In complex B2B sales, inconsistency is the silent killer. Deals don’t fail because teams lack effort; they fail because teams lack a shared operating system. Sales frameworks – MEDDIC, MEDDPICC, SPIN, Challenger, BANT – exist to solve this exact problem. They impose discipline on how opportunities are qualified, advanced, forecasted, and ultimately closed. Among them, MEDDIC stands out for enterprise selling because it forces rigor early, when rigor matters most.
MEDDIC – Metrics, Economic Buyer, Decision Criteria, Decision Process, Identify Pain, Champion, creates a common language between sales, leadership, and delivery teams. It replaces optimism with evidence. Every deal is assessed through the same lens: Is there quantified value? Do we know who signs? Is the buying process explicit? Is there real pain and an internal advocate? When these answers are weak, the framework exposes risk early – before time, credibility, and resources are wasted.
Why Following Any One Framework Is More Important Than Choosing the “Best” One
The real advantage is not the framework itself; it is organizational alignment.
When everyone follows the same framework:
– Forecasts become credible, not hopeful.
– Pipeline reviews become factual, not theatrical.
– Coaching becomes specific, not generic.
– Product, delivery, and leadership can trust sales inputs.

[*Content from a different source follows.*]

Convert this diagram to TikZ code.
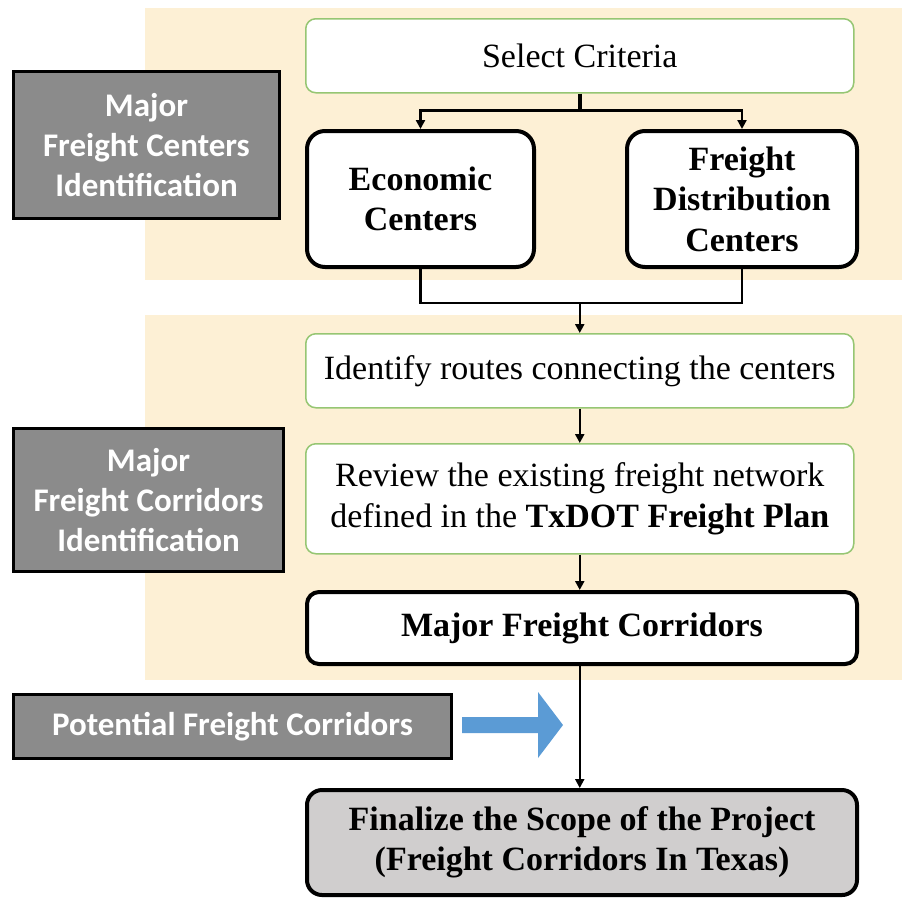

When teams mix frameworks or worse, follow none, each deal is justified differently. One rep sells vision, another sells features, a third sells discounts. Leadership hears noise instead of signal. Scaling becomes impossible.
The choice of framework should reflect deal size, sales cycle length, and risk profile. What matters is committing fully, training rigorously, and enforcing consistently.
A CEO’s Perspective
Sales frameworks are not sales tools; they are governance mechanisms. They protect capital, time, and reputation. In my experience, once an organization truly adopts a single framework, two things happen quickly: weak deals die faster, and strong deals close with far less friction. That clarity is not optional if you want predictable growth – it is foundational.
Consistency compounds. Choose a framework. Commit to it. Run the business on it.